Once the last piece is unmapped (or simpler: once the complete subtree of
page tables is gone), we decrement refcount+mapcount. Might require some
brain power to do this tracking, but I wouldn't call it impossible right
from the start.
Would such a design violate other design aspects that are important?
This is actually how mapcount was treated in HGM RFC v1 (though not
refcount); it is doable for both [2].
One caveat here: if a page is unmapped in small pieces, it is
difficult to know if the page is legitimately completely unmapped (we
would have to check all the PTEs in the page table). In RFC v1, I
sidestepped this caveat by saying that "page_mapcount() is incremented
if the hstate-level PTE is present". A single unmap on the whole
hugepage will clear the hstate-level PTE, thus decrementing the
mapcount.
On a related note, there still exists an (albeit minor) API difference
vs.
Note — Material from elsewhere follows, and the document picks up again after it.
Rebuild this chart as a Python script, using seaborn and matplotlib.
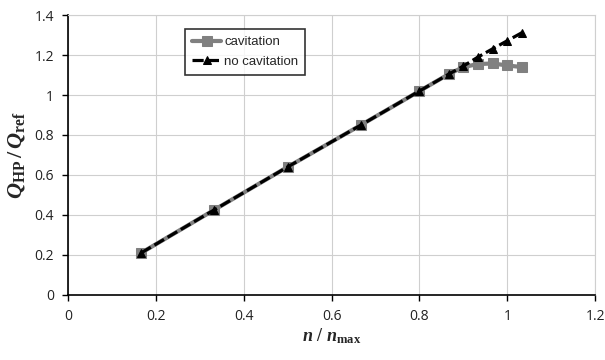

THPs: a piece of a page that is legitimately unmapped can still
have a positive page_mapcount().
Given that this approach allows us to retain the hugetlb vmemmap
optimization (and it wouldn't require a horrible amount of
complexity), I prefer this approach over the THP-like approach.
If we can store (directly/indirectly) metadata in the highest pgtable
that HGM-maps a hugetlb page, I guess what would be reasonable:
* hugetlb page pointer
* mapped size
Whenever mapping/unmapping sub-parts, we'd have to update that information.
Once "mapped size" dropped to 0, we know that the hugetlb page was
completely unmapped and we can drop the refcount+mapcount, clear
metadata (including hugetlb page pointer) [+ remove the page tables?].
Similarly, once "mapped size" corresponds to the hugetlb size, we can
immediately spot that everything is mapped.
Again, just a high-level idea.
--
Thanks,
David / dhildenb